This repository is a modification of the code used for this paper https://arxiv.org/abs/2308.09025. The original code uses CSV files as an output where one CSV file is used per event, resulting in a large number of files that take up a lot of space. The code presented in this repository uses this code to generate the CSV files and then store their content bundled in a parquet file to allow for a more efficient disk space usage and better accessibility.
The original code was modified to include an extra material layer between the particle source and the detector, to allow for data collection of converted photons. The thickness of this layer and its distance to the detector can be set in the python script gen_batch_samples_condor.py
. In addtion to that a magnetic field was applied in the whole Geant4 world volume with a strength of 4T in y-direction.
To use this code to generate samples, one has to perform a few steps to achieve a correct set up first.

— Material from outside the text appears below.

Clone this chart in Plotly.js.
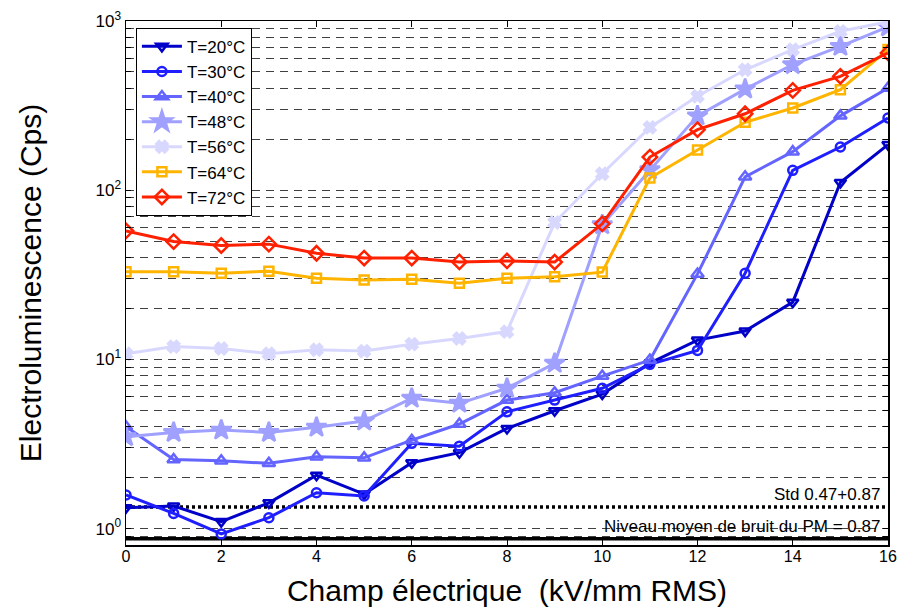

The Geant4 code is already compiled and can be used as it is, although modifications are possible.
-Add the full path to where you saved this folder in line 23
-Specify the executable python script, it has to be able to use the following modules: pandas, pyarrow, numpy (pyarrow is not installed in the standard python env on the cluster by my knowledge)
-Set the arguments that are passed to the python script, the variable names are self explanatory
-Configure output, log and error files to your liking, I recommend using a seperate folder for better visibility
-Change the number of jobs that have to be queued to match the total number of samples you want to generate: N(samples) = SUBSETSIZE * jobs.
In addition to the modifications in the code, a few helpful scripts for debugging were added. plot_csv.py
contains a collection of useful functions when plotting and applying normalization to the data in the CSV format.
The folder debug_parquet_scripts
contains some more useful scripts to debug the parquet files output by the sample generator, such as a sample counter that tests if every file that should have been created is in the right folder and contains the right amount of samples.